Hach, es ist so schön mit euch. Es gab schon diverse Abende, da hätte ich literweise Suppe kochen können. Von diesen ganzen Zwiebeln, die ich mit eurer wunderbaren Hilfe geschnitten habe. Auch als unser Jüngster – ein kleines Frühchen – direkt nach der Geburt wochenlang auf der Intensivstation war und im selben Jahr noch zwei weitere Male ins Krankenhaus musste, wart ihr stets da. Also vor unserer Wohnungstür.
Du, lieber Nachbar senior, konntest bedauerlicherweise nicht im Home-Office arbeiten, weil unser damals Zweijähriger einfach nicht kooperiert hat in der aktuellen Situation. Ziemlich schwach von dem Kind, finde ich. Denn Verzeihung, warum bitteschön muss man derart rumheulen, wenn ein Geschwisterchen kommt, alle in der Familie voller Sorge sind und die Mama ständig weg ist? Der könnte ja auch mal Rücksicht nehmen auf dich. Und dass du hier im Wohnhaus arbeiten musst. Echt mal. Das werde ich definitiv mal noch mit ihm ausdiskutieren.

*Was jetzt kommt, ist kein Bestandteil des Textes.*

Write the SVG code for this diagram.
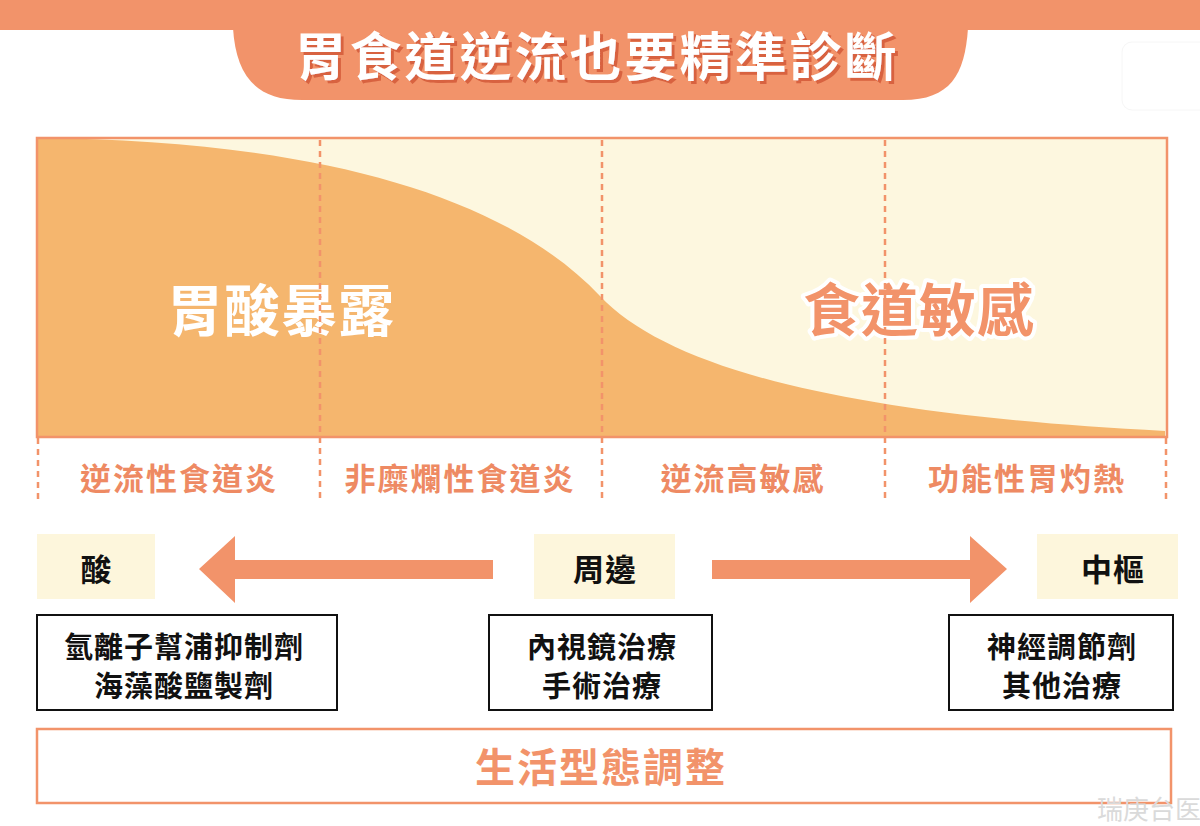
<svg xmlns="http://www.w3.org/2000/svg" width="1200" height="826" viewBox="0 0 1200 826">
<defs>
<style>
.cjk{font-family:"Noto Sans CJK TC","Noto Sans CJK SC",sans-serif;font-weight:700;text-anchor:middle;dominant-baseline:central}
.lbl{font-size:31px;fill:#EE8A63;letter-spacing:2px}
.tx{font-size:29px;fill:#111;letter-spacing:1px}
.dash{stroke:#F2936A;stroke-width:2.5;stroke-dasharray:6 5;fill:none}
.cream{fill:#FDF6DC}
.arrow{fill:#F2936A}
.tbox{fill:#fff;stroke:#111;stroke-width:2}
</style>
<filter id="shadow" x="-5%" y="-20%" width="110%" height="140%">
<feOffset in="SourceAlpha" dx="3" dy="3" result="off"/>
<feFlood flood-color="#D8623F"/>
<feComposite in2="off" operator="in" result="sh"/>
<feMerge><feMergeNode in="sh"/><feMergeNode in="SourceGraphic"/></feMerge>
</filter>
</defs>
<rect width="1200" height="826" fill="#fff"/>
<g id="header">
<rect x="0" y="0" width="1200" height="30" fill="#F2936A"/>
<path d="M233,28 C236,75 255,100 302,100 L903,100 C950,100 965,75 968,28 Z" fill="#F2936A"/>
<text class="cjk" x="597" y="53" font-size="52" fill="#fff" letter-spacing="3" filter="url(#shadow)">胃食道逆流也要精準診斷</text>
<rect x="1122" y="42" width="90" height="68" rx="10" fill="#fff" stroke="#f6f6f6" stroke-width="1"/>
</g>
<g id="chart">
<rect x="37" y="138" width="1130" height="299" fill="#FDF7DF"/>
<path d="M37,138 C300,140 500,190 600,296 C670,370 850,415 1165,431 L1165,437 L37,437 Z" fill="#F5B66E"/>
<rect x="37" y="138" width="1130" height="299" fill="none" stroke="#F2936A" stroke-width="2.5"/>
<text class="cjk" x="281" y="306" font-size="56" fill="#fff" letter-spacing="1">胃酸暴露</text>
<text class="cjk" x="919" y="306" font-size="57" fill="#F2936A" stroke="#fff" stroke-width="8" stroke-linejoin="round" paint-order="stroke" letter-spacing="1">食道敏感</text>
</g>
<g id="connectors">
<line class="dash" x1="320" y1="140" x2="320" y2="502"/>
<line class="dash" x1="602" y1="140" x2="602" y2="502"/>
<line class="dash" x1="885" y1="140" x2="885" y2="502"/>
<line class="dash" x1="38" y1="438" x2="38" y2="502"/>
<line class="dash" x1="1166" y1="438" x2="1166" y2="502"/>
<path class="arrow" d="M493,560 L235,560 L235,536 L199,569 L235,603 L235,579 L493,579 Z"/>
<path class="arrow" d="M712,560 L970,560 L970,536 L1007,569 L970,603 L970,579 L712,579 Z"/>
</g>
<g id="labels">
<text class="cjk lbl" x="179" y="476">逆流性食道炎</text>
<text class="cjk lbl" x="460" y="476">非糜爛性食道炎</text>
<text class="cjk lbl" x="743" y="476">逆流高敏感</text>
<text class="cjk lbl" x="1027" y="476">功能性胃灼熱</text>
</g>
<g id="acid">
<rect class="cream" x="37" y="534" width="118" height="65"/>
<text class="cjk" x="96" y="567" font-size="31" fill="#111">酸</text>
</g>
<g id="peripheral">
<rect class="cream" x="534" y="534" width="141" height="65"/>
<text class="cjk" x="605" y="567" font-size="31" fill="#111" letter-spacing="1">周邊</text>
</g>
<g id="central">
<rect class="cream" x="1037" y="534" width="141" height="65"/>
<text class="cjk" x="1113" y="567" font-size="31" fill="#111" letter-spacing="1">中樞</text>
</g>
<g id="treat-acid">
<rect class="tbox" x="37" y="615" width="300" height="95"/>
<text class="cjk tx" x="184" y="645">氫離子幫浦抑制劑</text>
<text class="cjk tx" x="184" y="684">海藻酸鹽製劑</text>
</g>
<g id="treat-peripheral">
<rect class="tbox" x="489" y="615" width="223" height="95"/>
<text class="cjk tx" x="602" y="645">內視鏡治療</text>
<text class="cjk tx" x="602" y="684">手術治療</text>
</g>
<g id="treat-central">
<rect class="tbox" x="949" y="615" width="224" height="95"/>
<text class="cjk tx" x="1062" y="645">神經調節劑</text>
<text class="cjk tx" x="1062" y="684">其他治療</text>
</g>
<g id="lifestyle">
<rect x="37" y="729" width="1134" height="74" fill="#fff" stroke="#F2936A" stroke-width="2.5"/>
<text class="cjk" x="601" y="765" font-size="40" fill="#F2936A" letter-spacing="2">生活型態調整</text>
</g>
<text x="1097" y="819" font-family="Noto Sans CJK SC, sans-serif" font-size="26" fill="#DADADA">瑞庚台医</text>
</svg>
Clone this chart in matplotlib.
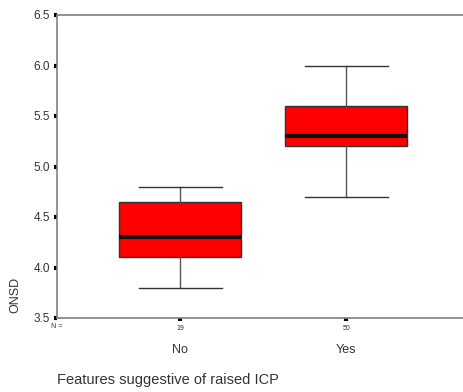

Ganz lieben Dank auch noch für die Information über unsere Vormieter. Beim ersten (und letzten) Grillfest im Gemeinschaftsgarten hattet ihr uns damals noch freundlich von der prekären Lage erzählt. Es gibt einem wirklich ein sicheres Gefühl, wenn man als Eltern weiß, dass die netten Nachbarn immer die Augen und Ohren offen halten. Und auch gerne jederzeit das Jugendamt verständigen, wenn irgendetwas nicht in Ordnung zu sein scheint.

Ich meine, sorry, aber welches normale Kind schreit denn bitte grundlos „Aua aua aua“? Da muss man dem Nachwuchs doch schon mindestens die Zehennägel schneiden, Haare waschen oder – haltet euch fest – D-E-N S-C-H-L-A-F-A-N-Z-U-G A-N-Z-I-E-H-E-N! Gut, dass ihr hier immer ein Auge drauf habt. Nicht auszudenken, was passieren würde, wenn ihr nicht eingreifen würdet. Die Kinder hätten zum Beispiel geschnittene Zehennägel. Puh. Ich möchte mir gar nicht die Ausmaße vorstellen.

Danke für euren Support. Für euer Mitgefühl. Für die Schimpfwörter, die ihr unseren Kindern beibringt. Danke, dass ich täglich an euch wachsen darf. Das ist das beste Real-Life-Anti-Aggressionstraining.

P.S.: Morgen werden Fingernägel geschnitten. Werde den Jüngsten aber im Vorfeld über die Vorteile einer ordentlichen Maniküre unterrichten. Mit seinen sechzehn Monaten wird er das verstehen und angemessen kooperieren. Ansonsten klopft doch einfach wieder. Am besten an der Tür. Dann gibt’s Schnaps. Der hilft auch bestimmt gegen nachbarschaftliche Bösartigkeit.